[Charts and diagrams as code]
##############################

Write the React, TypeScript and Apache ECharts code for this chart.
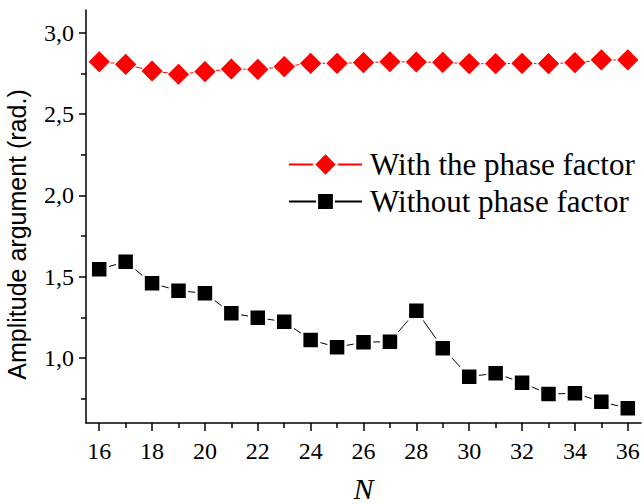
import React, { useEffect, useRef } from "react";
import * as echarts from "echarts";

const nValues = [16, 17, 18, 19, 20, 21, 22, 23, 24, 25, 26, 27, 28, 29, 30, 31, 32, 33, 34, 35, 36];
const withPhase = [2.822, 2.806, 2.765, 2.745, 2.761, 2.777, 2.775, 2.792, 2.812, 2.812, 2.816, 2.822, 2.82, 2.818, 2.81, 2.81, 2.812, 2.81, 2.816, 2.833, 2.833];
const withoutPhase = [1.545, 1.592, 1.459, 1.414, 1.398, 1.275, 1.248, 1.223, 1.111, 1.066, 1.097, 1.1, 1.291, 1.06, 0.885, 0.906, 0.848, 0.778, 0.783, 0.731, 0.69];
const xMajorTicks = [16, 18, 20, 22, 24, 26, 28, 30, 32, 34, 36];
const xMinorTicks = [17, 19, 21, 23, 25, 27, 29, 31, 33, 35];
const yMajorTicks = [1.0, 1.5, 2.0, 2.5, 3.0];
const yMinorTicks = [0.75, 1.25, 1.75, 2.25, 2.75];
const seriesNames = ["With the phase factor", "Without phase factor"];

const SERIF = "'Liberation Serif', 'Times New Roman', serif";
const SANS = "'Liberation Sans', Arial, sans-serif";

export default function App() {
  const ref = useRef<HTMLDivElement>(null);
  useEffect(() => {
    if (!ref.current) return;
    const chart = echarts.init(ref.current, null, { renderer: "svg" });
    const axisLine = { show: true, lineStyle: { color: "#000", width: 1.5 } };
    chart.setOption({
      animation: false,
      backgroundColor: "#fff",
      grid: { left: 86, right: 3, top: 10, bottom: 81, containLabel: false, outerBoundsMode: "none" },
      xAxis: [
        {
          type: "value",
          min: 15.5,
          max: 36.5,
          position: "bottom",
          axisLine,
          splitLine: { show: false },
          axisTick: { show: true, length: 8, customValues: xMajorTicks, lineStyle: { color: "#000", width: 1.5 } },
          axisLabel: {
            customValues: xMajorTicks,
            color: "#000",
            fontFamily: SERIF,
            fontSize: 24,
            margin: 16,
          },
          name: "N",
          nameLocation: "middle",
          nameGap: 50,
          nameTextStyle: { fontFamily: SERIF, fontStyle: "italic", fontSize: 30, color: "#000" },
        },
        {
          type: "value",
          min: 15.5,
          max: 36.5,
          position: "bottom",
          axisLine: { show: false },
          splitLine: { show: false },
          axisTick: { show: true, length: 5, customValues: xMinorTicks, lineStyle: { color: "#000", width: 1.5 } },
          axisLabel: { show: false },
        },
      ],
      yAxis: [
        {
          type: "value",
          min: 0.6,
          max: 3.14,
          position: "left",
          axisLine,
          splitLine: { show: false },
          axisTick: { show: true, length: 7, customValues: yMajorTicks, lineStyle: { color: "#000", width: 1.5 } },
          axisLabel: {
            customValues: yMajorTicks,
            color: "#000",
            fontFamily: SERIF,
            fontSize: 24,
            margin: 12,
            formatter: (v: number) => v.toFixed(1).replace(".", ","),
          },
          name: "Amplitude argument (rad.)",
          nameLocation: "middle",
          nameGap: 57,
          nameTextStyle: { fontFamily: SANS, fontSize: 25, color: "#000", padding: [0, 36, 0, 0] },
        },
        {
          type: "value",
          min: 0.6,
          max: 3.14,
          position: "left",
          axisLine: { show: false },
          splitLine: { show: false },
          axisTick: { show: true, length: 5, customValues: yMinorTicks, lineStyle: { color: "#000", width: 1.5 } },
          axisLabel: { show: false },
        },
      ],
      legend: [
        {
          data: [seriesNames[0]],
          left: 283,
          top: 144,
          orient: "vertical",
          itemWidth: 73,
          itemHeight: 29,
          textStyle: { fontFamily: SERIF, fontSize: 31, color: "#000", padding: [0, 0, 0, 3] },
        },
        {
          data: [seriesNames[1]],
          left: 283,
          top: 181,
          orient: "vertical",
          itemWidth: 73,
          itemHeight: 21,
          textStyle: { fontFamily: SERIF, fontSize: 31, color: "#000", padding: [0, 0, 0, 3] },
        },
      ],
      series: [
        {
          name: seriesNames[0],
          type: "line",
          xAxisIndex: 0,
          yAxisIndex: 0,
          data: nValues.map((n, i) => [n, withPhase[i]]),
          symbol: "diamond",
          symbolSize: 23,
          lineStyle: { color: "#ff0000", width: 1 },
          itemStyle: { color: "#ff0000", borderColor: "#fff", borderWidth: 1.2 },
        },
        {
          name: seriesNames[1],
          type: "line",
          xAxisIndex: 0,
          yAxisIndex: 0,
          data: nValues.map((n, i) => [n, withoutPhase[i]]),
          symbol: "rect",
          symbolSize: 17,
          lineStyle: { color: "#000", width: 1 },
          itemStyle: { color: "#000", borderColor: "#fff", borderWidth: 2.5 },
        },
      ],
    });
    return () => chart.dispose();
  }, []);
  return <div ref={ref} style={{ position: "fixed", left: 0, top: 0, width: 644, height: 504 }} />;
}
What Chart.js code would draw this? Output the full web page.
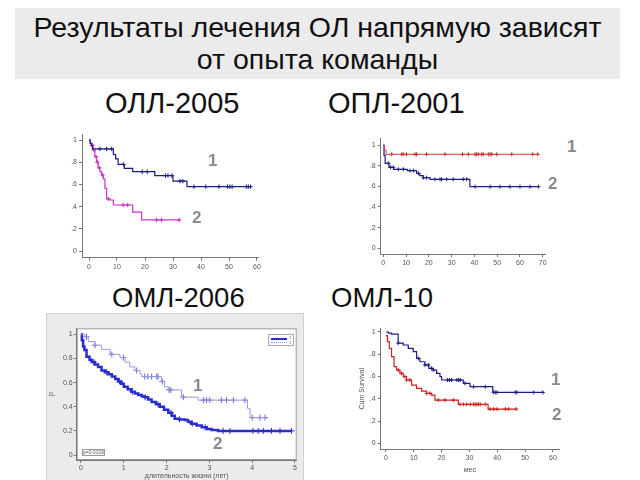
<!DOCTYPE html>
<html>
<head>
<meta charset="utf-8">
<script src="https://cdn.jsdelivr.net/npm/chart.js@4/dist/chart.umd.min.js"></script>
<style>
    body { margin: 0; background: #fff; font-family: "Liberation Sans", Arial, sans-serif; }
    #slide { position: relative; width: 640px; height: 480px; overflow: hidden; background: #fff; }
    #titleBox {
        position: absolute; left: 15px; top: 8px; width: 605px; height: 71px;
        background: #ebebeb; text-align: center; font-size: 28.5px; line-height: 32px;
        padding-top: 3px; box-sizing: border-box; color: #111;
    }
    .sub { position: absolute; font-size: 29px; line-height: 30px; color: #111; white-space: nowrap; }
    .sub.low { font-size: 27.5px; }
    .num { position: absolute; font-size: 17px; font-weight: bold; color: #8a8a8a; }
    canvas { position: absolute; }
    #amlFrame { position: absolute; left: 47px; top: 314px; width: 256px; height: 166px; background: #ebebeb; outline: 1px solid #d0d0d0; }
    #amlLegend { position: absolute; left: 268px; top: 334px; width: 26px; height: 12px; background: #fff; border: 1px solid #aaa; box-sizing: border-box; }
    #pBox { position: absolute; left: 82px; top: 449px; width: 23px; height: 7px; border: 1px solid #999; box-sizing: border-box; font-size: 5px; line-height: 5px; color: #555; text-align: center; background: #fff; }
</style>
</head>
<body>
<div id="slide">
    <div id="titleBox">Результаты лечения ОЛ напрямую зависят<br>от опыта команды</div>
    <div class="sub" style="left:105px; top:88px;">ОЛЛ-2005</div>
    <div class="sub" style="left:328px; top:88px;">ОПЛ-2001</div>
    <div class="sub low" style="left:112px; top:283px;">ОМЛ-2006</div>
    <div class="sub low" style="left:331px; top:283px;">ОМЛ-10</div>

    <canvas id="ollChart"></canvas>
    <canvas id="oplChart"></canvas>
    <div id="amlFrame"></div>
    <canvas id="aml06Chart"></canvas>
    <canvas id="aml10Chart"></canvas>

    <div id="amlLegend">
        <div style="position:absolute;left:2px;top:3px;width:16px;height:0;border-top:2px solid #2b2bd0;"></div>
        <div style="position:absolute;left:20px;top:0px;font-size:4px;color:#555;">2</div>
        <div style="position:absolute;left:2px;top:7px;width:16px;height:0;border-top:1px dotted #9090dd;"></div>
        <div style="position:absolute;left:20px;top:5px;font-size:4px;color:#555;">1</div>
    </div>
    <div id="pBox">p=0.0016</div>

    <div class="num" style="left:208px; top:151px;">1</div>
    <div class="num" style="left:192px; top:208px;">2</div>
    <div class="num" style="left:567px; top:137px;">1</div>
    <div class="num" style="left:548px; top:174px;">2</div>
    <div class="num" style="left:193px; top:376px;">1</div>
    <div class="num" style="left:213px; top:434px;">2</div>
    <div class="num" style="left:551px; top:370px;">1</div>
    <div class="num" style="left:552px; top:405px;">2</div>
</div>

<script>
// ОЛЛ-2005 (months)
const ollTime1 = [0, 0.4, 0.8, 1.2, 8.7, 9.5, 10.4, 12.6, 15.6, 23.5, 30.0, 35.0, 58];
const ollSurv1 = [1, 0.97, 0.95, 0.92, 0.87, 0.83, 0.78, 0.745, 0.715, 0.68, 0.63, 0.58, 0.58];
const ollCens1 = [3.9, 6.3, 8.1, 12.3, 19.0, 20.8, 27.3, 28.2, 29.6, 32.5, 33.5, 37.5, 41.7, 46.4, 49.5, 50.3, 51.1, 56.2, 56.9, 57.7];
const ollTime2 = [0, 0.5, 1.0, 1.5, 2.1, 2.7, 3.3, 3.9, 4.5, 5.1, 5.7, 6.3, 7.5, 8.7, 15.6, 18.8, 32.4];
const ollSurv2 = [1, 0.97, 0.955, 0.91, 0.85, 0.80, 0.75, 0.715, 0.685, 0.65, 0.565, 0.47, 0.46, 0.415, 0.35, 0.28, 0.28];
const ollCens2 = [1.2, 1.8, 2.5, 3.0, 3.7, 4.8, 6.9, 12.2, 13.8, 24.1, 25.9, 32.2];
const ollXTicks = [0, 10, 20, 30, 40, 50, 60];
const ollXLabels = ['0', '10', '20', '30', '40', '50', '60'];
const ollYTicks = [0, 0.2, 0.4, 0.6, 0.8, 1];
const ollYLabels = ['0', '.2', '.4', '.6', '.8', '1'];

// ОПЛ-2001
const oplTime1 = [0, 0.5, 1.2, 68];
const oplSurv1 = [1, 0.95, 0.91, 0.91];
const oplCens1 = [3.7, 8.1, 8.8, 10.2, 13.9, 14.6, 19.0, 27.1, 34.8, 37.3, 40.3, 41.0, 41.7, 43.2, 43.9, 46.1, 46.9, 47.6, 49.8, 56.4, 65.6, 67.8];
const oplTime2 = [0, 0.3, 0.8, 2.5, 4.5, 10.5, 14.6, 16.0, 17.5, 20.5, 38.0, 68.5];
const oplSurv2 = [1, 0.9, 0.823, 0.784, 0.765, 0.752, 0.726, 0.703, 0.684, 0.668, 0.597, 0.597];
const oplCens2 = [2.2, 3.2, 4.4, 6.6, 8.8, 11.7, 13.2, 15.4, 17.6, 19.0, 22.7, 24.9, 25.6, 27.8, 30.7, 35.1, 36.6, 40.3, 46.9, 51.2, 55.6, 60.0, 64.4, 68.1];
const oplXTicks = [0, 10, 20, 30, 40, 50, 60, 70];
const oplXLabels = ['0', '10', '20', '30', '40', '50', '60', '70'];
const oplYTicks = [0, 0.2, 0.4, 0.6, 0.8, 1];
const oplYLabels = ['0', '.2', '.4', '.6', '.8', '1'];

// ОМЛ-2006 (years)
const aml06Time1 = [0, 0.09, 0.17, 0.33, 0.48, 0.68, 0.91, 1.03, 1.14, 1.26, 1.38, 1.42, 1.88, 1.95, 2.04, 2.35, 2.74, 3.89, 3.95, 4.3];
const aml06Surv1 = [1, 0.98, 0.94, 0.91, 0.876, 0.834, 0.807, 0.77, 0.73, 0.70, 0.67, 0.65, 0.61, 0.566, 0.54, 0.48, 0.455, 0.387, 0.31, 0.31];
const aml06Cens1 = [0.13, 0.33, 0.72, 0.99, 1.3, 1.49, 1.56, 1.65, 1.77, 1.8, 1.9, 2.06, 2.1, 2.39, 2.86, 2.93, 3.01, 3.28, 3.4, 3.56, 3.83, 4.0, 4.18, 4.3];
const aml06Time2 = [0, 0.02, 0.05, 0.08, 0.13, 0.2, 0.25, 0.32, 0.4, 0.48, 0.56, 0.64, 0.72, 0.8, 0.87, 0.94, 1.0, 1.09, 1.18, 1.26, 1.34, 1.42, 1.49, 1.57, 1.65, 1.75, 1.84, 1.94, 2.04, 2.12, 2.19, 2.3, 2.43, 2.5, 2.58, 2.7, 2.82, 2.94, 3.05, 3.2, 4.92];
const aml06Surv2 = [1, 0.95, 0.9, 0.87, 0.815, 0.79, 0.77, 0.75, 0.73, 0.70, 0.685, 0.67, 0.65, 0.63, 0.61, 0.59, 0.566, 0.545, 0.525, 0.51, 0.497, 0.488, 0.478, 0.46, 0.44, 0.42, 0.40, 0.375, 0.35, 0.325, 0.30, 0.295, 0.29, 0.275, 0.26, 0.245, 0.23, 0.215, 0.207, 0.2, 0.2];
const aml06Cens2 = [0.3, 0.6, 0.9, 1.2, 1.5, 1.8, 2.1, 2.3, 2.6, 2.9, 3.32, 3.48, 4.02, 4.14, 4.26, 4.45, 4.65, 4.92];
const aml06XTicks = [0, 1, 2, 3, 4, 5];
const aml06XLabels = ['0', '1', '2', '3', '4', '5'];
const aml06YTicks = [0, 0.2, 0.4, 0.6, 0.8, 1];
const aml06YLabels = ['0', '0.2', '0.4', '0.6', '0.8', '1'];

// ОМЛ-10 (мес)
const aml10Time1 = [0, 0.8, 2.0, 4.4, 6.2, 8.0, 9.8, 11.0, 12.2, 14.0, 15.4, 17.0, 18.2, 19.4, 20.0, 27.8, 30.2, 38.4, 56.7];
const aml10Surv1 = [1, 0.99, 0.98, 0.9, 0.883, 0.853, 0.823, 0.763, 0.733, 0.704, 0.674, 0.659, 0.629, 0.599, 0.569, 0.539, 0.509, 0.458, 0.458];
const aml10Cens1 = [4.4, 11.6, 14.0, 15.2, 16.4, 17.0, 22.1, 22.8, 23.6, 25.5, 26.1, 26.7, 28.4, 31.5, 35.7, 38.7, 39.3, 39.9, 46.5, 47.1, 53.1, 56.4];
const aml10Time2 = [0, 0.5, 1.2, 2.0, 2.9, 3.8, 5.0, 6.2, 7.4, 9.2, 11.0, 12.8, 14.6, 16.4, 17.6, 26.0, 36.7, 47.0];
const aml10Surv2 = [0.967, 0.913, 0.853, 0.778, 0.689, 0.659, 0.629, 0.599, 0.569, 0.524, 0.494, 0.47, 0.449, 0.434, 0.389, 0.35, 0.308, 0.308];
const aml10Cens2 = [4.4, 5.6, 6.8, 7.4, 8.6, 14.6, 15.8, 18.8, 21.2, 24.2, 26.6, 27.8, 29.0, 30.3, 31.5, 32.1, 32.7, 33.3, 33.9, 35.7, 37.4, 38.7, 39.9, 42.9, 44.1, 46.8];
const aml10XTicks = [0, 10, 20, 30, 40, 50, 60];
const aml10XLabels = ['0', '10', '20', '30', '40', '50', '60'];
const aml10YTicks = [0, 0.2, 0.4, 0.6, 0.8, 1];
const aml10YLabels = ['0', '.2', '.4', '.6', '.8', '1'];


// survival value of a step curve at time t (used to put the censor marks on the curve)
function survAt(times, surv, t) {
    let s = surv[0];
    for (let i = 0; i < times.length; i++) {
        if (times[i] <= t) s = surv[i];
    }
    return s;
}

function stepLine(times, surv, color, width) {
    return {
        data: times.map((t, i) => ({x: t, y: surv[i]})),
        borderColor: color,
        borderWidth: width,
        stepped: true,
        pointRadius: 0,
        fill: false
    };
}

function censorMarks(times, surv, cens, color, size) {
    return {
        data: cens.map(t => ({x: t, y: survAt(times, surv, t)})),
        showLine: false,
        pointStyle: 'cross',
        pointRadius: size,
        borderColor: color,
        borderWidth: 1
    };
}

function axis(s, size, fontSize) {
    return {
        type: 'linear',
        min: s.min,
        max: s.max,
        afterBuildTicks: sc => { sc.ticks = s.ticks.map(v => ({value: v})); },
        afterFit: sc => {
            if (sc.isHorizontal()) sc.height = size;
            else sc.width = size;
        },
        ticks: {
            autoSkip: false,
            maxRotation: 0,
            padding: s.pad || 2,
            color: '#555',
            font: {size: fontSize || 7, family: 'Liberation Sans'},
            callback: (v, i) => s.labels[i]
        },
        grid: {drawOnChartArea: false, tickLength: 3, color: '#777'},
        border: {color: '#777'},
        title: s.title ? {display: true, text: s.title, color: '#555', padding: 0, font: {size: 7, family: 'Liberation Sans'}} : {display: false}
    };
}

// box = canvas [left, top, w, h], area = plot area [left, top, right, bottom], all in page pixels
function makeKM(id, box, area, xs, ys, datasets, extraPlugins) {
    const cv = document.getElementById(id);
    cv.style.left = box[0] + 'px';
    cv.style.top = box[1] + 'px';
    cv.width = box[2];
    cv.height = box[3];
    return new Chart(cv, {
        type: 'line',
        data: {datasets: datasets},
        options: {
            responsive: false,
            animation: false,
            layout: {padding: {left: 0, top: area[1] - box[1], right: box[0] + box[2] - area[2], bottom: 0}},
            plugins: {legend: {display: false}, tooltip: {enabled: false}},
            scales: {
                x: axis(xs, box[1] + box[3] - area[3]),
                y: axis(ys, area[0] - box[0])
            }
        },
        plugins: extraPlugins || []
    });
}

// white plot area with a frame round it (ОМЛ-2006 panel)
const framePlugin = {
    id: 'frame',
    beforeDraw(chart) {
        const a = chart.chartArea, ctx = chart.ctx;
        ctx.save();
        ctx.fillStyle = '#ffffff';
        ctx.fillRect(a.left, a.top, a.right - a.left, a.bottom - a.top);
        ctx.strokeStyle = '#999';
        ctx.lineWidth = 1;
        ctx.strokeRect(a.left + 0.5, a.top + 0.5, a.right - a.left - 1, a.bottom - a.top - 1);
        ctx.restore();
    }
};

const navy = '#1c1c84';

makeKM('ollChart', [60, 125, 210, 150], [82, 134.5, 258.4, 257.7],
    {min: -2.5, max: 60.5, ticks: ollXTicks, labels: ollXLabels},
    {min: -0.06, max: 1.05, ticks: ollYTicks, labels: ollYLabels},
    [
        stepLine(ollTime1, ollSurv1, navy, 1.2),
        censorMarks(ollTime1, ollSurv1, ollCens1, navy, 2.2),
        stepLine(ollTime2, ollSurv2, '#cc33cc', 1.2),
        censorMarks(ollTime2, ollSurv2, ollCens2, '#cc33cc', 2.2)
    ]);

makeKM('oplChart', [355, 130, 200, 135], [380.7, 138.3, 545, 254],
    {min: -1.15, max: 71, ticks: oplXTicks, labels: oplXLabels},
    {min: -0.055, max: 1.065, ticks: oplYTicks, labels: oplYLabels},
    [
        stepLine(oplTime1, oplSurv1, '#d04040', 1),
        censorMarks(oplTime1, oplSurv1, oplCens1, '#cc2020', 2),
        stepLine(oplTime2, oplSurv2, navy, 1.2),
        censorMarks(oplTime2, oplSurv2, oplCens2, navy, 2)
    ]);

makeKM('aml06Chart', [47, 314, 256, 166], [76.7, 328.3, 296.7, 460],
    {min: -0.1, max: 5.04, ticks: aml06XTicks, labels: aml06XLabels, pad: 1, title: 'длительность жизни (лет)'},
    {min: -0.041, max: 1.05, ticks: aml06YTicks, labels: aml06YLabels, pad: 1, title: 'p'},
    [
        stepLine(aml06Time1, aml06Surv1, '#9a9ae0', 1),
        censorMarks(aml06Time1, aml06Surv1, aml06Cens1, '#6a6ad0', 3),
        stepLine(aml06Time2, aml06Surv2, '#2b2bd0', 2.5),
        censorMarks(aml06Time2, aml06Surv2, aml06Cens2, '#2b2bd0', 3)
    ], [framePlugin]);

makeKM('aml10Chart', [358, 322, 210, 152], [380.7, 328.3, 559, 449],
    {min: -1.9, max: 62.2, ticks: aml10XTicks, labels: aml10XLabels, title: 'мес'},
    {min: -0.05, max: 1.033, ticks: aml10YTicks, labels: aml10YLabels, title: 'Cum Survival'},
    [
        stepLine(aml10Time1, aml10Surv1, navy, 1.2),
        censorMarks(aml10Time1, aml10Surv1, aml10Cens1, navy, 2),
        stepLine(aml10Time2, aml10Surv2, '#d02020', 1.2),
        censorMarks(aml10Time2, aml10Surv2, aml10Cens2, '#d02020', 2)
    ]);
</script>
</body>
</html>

##############################

Set down again, exactly, the lines of the material above from its first line to the one with "import * as", inclusive. Leave the pictures out.

__TASK RESPONSE__.
Write the React, TypeScript and Apache ECharts code for this chart.
import React, { useEffect, useRef } from "react";
import * as echarts from "echarts";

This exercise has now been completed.